Omit every picture and write out the rest of the records exactly.

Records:
* start *
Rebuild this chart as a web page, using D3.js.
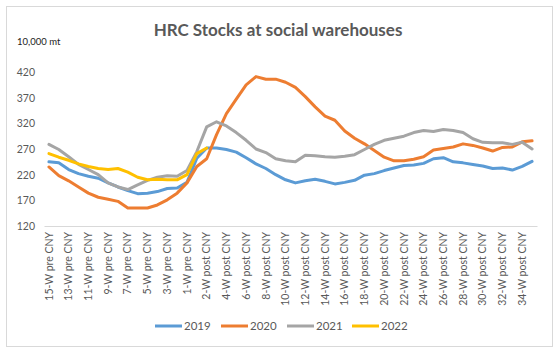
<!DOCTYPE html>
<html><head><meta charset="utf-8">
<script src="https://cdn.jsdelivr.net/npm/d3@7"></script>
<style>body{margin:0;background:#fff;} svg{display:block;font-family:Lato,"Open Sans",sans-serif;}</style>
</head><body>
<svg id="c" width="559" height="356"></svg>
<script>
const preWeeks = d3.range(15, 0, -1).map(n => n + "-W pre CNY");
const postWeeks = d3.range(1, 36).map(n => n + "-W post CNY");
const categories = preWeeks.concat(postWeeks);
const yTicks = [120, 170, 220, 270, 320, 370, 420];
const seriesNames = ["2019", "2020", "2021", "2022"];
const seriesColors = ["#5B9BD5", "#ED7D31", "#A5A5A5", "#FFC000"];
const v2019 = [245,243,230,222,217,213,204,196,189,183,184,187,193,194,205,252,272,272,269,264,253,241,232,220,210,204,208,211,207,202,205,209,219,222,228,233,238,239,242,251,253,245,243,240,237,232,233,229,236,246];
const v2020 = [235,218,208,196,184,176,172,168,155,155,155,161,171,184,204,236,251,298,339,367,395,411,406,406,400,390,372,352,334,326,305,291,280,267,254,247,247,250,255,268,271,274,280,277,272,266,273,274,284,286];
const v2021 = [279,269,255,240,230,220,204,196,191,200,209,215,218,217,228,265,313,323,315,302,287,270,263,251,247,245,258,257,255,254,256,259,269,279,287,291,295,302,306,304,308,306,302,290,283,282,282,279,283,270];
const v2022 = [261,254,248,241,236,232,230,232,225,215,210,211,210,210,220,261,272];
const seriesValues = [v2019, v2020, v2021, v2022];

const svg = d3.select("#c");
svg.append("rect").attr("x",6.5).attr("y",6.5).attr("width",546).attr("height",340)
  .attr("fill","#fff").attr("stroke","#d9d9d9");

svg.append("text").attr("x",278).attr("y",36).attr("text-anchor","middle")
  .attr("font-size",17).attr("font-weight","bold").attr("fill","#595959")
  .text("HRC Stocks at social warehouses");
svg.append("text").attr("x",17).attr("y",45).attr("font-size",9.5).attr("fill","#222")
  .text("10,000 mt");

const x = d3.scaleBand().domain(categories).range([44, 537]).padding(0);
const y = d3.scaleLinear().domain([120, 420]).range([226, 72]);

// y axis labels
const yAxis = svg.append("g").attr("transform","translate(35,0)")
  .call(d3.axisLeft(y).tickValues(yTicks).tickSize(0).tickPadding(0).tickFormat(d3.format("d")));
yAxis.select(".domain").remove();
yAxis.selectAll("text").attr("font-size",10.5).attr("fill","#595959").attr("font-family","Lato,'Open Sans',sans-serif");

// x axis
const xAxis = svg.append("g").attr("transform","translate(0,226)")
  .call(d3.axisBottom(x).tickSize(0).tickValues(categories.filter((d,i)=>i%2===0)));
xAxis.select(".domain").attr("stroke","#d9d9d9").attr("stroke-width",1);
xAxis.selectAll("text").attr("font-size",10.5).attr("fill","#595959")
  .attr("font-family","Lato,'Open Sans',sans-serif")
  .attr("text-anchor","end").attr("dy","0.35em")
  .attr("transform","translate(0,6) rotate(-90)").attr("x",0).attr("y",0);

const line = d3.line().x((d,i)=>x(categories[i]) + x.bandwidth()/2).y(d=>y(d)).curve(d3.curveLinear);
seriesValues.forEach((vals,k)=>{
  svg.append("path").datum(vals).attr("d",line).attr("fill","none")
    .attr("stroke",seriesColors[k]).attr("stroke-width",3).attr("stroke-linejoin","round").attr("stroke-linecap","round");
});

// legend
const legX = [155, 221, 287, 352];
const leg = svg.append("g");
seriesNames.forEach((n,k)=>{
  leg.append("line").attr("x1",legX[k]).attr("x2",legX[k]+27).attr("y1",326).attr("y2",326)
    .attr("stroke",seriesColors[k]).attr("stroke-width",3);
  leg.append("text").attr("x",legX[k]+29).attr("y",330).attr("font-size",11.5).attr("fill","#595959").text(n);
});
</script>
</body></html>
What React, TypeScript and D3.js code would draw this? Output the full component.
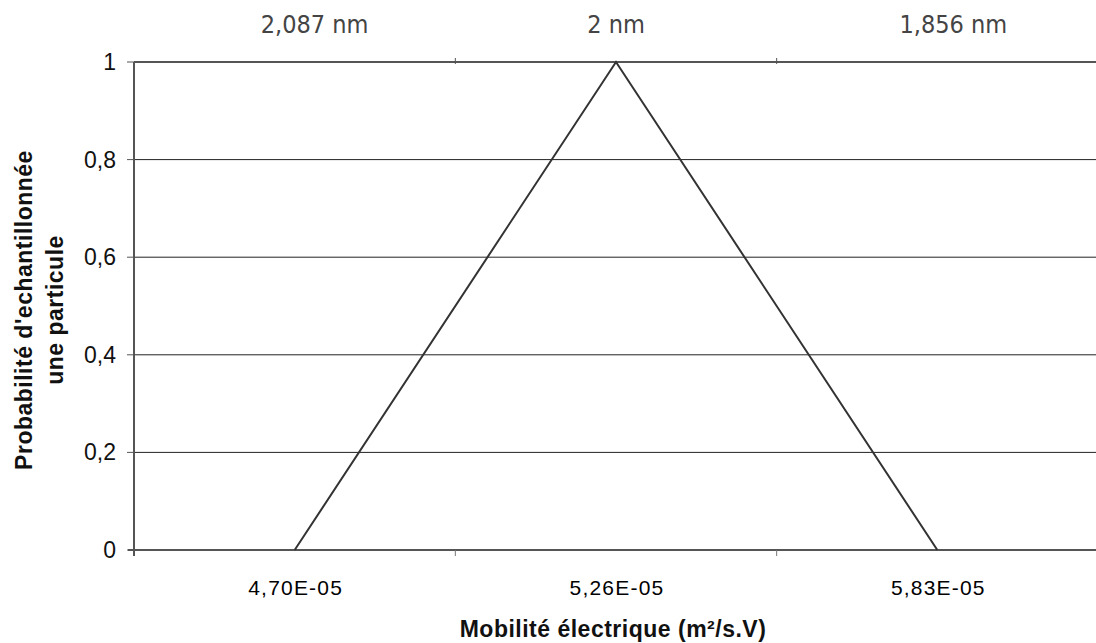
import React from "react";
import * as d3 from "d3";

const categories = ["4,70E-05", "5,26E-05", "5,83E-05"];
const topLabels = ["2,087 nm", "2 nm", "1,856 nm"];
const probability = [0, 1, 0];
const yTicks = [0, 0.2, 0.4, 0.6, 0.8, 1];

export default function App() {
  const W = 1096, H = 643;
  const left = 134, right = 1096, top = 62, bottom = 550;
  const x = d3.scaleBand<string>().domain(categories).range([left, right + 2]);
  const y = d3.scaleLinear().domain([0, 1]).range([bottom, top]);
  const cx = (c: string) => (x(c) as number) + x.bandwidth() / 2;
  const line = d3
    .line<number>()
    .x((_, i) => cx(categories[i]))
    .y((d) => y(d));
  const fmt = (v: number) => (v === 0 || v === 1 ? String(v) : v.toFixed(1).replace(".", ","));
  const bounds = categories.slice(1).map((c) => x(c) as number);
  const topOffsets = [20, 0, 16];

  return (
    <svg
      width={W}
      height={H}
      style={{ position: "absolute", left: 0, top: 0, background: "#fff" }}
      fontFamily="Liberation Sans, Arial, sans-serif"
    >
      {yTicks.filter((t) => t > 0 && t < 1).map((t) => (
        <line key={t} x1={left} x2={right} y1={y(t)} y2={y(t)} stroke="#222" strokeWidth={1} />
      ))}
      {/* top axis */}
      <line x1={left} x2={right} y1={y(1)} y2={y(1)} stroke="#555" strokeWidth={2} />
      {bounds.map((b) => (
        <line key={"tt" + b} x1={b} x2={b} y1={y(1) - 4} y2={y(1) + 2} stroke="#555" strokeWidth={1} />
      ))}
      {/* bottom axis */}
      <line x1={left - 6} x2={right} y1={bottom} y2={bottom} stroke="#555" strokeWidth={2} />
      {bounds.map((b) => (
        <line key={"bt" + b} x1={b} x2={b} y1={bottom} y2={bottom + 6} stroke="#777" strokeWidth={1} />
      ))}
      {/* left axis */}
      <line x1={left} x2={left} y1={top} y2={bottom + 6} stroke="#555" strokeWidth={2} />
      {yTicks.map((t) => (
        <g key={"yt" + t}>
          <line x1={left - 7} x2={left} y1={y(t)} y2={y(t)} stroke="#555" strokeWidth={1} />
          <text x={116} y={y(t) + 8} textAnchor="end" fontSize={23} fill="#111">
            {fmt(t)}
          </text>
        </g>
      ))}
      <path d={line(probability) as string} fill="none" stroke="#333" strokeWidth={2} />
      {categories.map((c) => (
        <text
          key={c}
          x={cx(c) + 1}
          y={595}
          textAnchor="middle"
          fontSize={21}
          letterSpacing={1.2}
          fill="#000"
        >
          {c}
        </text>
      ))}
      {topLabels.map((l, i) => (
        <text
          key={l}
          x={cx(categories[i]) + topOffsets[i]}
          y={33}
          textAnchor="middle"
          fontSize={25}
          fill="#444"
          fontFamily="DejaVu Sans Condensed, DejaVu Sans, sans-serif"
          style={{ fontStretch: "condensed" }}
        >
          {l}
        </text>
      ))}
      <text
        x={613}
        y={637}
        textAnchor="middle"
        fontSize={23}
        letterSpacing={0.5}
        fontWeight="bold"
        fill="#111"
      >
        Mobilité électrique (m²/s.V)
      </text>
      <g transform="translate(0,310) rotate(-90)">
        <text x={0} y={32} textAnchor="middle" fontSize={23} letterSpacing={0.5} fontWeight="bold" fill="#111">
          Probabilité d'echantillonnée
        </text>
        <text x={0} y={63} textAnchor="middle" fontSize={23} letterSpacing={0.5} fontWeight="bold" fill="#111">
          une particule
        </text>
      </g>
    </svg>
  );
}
* end *
**Written answer:**
Rebuild this chart as a web page, using D3.js.
<!DOCTYPE html>
<html><head><meta charset="utf-8">
<script src="https://cdn.jsdelivr.net/npm/d3@7"></script>
<style>body{margin:0;background:#fff;} svg{display:block;font-family:Lato,"Open Sans",sans-serif;}</style>
</head><body>
<svg id="c" width="559" height="356"></svg>
<script>
const preWeeks = d3.range(15, 0, -1).map(n => n + "-W pre CNY");
const postWeeks = d3.range(1, 36).map(n => n + "-W post CNY");
const categories = preWeeks.concat(postWeeks);
const yTicks = [120, 170, 220, 270, 320, 370, 420];
const seriesNames = ["2019", "2020", "2021", "2022"];
const seriesColors = ["#5B9BD5", "#ED7D31", "#A5A5A5", "#FFC000"];
const v2019 = [245,243,230,222,217,213,204,196,189,183,184,187,193,194,205,252,272,272,269,264,253,241,232,220,210,204,208,211,207,202,205,209,219,222,228,233,238,239,242,251,253,245,243,240,237,232,233,229,236,246];
const v2020 = [235,218,208,196,184,176,172,168,155,155,155,161,171,184,204,236,251,298,339,367,395,411,406,406,400,390,372,352,334,326,305,291,280,267,254,247,247,250,255,268,271,274,280,277,272,266,273,274,284,286];
const v2021 = [279,269,255,240,230,220,204,196,191,200,209,215,218,217,228,265,313,323,315,302,287,270,263,251,247,245,258,257,255,254,256,259,269,279,287,291,295,302,306,304,308,306,302,290,283,282,282,279,283,270];
const v2022 = [261,254,248,241,236,232,230,232,225,215,210,211,210,210,220,261,272];
const seriesValues = [v2019, v2020, v2021, v2022];

const svg = d3.select("#c");
svg.append("rect").attr("x",6.5).attr("y",6.5).attr("width",546).attr("height",340)
  .attr("fill","#fff").attr("stroke","#d9d9d9");

svg.append("text").attr("x",278).attr("y",36).attr("text-anchor","middle")
  .attr("font-size",17).attr("font-weight","bold").attr("fill","#595959")
  .text("HRC Stocks at social warehouses");
svg.append("text").attr("x",17).attr("y",45).attr("font-size",9.5).attr("fill","#222")
  .text("10,000 mt");

const x = d3.scaleBand().domain(categories).range([44, 537]).padding(0);
const y = d3.scaleLinear().domain([120, 420]).range([226, 72]);

// y axis labels
const yAxis = svg.append("g").attr("transform","translate(35,0)")
  .call(d3.axisLeft(y).tickValues(yTicks).tickSize(0).tickPadding(0).tickFormat(d3.format("d")));
yAxis.select(".domain").remove();
yAxis.selectAll("text").attr("font-size",10.5).attr("fill","#595959").attr("font-family","Lato,'Open Sans',sans-serif");

// x axis
const xAxis = svg.append("g").attr("transform","translate(0,226)")
  .call(d3.axisBottom(x).tickSize(0).tickValues(categories.filter((d,i)=>i%2===0)));
xAxis.select(".domain").attr("stroke","#d9d9d9").attr("stroke-width",1);
xAxis.selectAll("text").attr("font-size",10.5).attr("fill","#595959")
  .attr("font-family","Lato,'Open Sans',sans-serif")
  .attr("text-anchor","end").attr("dy","0.35em")
  .attr("transform","translate(0,6) rotate(-90)").attr("x",0).attr("y",0);

const line = d3.line().x((d,i)=>x(categories[i]) + x.bandwidth()/2).y(d=>y(d)).curve(d3.curveLinear);
seriesValues.forEach((vals,k)=>{
  svg.append("path").datum(vals).attr("d",line).attr("fill","none")
    .attr("stroke",seriesColors[k]).attr("stroke-width",3).attr("stroke-linejoin","round").attr("stroke-linecap","round");
});

// legend
const legX = [155, 221, 287, 352];
const leg = svg.append("g");
seriesNames.forEach((n,k)=>{
  leg.append("line").attr("x1",legX[k]).attr("x2",legX[k]+27).attr("y1",326).attr("y2",326)
    .attr("stroke",seriesColors[k]).attr("stroke-width",3);
  leg.append("text").attr("x",legX[k]+29).attr("y",330).attr("font-size",11.5).attr("fill","#595959").text(n);
});
</script>
</body></html>
What React, TypeScript and D3.js code would draw this? Output the full component.
import React from "react";
import * as d3 from "d3";

const categories = ["4,70E-05", "5,26E-05", "5,83E-05"];
const topLabels = ["2,087 nm", "2 nm", "1,856 nm"];
const probability = [0, 1, 0];
const yTicks = [0, 0.2, 0.4, 0.6, 0.8, 1];

export default function App() {
  const W = 1096, H = 643;
  const left = 134, right = 1096, top = 62, bottom = 550;
  const x = d3.scaleBand<string>().domain(categories).range([left, right + 2]);
  const y = d3.scaleLinear().domain([0, 1]).range([bottom, top]);
  const cx = (c: string) => (x(c) as number) + x.bandwidth() / 2;
  const line = d3
    .line<number>()
    .x((_, i) => cx(categories[i]))
    .y((d) => y(d));
  const fmt = (v: number) => (v === 0 || v === 1 ? String(v) : v.toFixed(1).replace(".", ","));
  const bounds = categories.slice(1).map((c) => x(c) as number);
  const topOffsets = [20, 0, 16];

  return (
    <svg
      width={W}
      height={H}
      style={{ position: "absolute", left: 0, top: 0, background: "#fff" }}
      fontFamily="Liberation Sans, Arial, sans-serif"
    >
      {yTicks.filter((t) => t > 0 && t < 1).map((t) => (
        <line key={t} x1={left} x2={right} y1={y(t)} y2={y(t)} stroke="#222" strokeWidth={1} />
      ))}
      {/* top axis */}
      <line x1={left} x2={right} y1={y(1)} y2={y(1)} stroke="#555" strokeWidth={2} />
      {bounds.map((b) => (
        <line key={"tt" + b} x1={b} x2={b} y1={y(1) - 4} y2={y(1) + 2} stroke="#555" strokeWidth={1} />
      ))}
      {/* bottom axis */}
      <line x1={left - 6} x2={right} y1={bottom} y2={bottom} stroke="#555" strokeWidth={2} />
      {bounds.map((b) => (
        <line key={"bt" + b} x1={b} x2={b} y1={bottom} y2={bottom + 6} stroke="#777" strokeWidth={1} />
      ))}
      {/* left axis */}
      <line x1={left} x2={left} y1={top} y2={bottom + 6} stroke="#555" strokeWidth={2} />
      {yTicks.map((t) => (
        <g key={"yt" + t}>
          <line x1={left - 7} x2={left} y1={y(t)} y2={y(t)} stroke="#555" strokeWidth={1} />
          <text x={116} y={y(t) + 8} textAnchor="end" fontSize={23} fill="#111">
            {fmt(t)}
          </text>
        </g>
      ))}
      <path d={line(probability) as string} fill="none" stroke="#333" strokeWidth={2} />
      {categories.map((c) => (
        <text
          key={c}
          x={cx(c) + 1}
          y={595}
          textAnchor="middle"
          fontSize={21}
          letterSpacing={1.2}
          fill="#000"
        >
          {c}
        </text>
      ))}
      {topLabels.map((l, i) => (
        <text
          key={l}
          x={cx(categories[i]) + topOffsets[i]}
          y={33}
          textAnchor="middle"
          fontSize={25}
          fill="#444"
          fontFamily="DejaVu Sans Condensed, DejaVu Sans, sans-serif"
          style={{ fontStretch: "condensed" }}
        >
          {l}
        </text>
      ))}
      <text
        x={613}
        y={637}
        textAnchor="middle"
        fontSize={23}
        letterSpacing={0.5}
        fontWeight="bold"
        fill="#111"
      >
        Mobilité électrique (m²/s.V)
      </text>
      <g transform="translate(0,310) rotate(-90)">
        <text x={0} y={32} textAnchor="middle" fontSize={23} letterSpacing={0.5} fontWeight="bold" fill="#111">
          Probabilité d'echantillonnée
        </text>
        <text x={0} y={63} textAnchor="middle" fontSize={23} letterSpacing={0.5} fontWeight="bold" fill="#111">
          une particule
        </text>
      </g>
    </svg>
  );
}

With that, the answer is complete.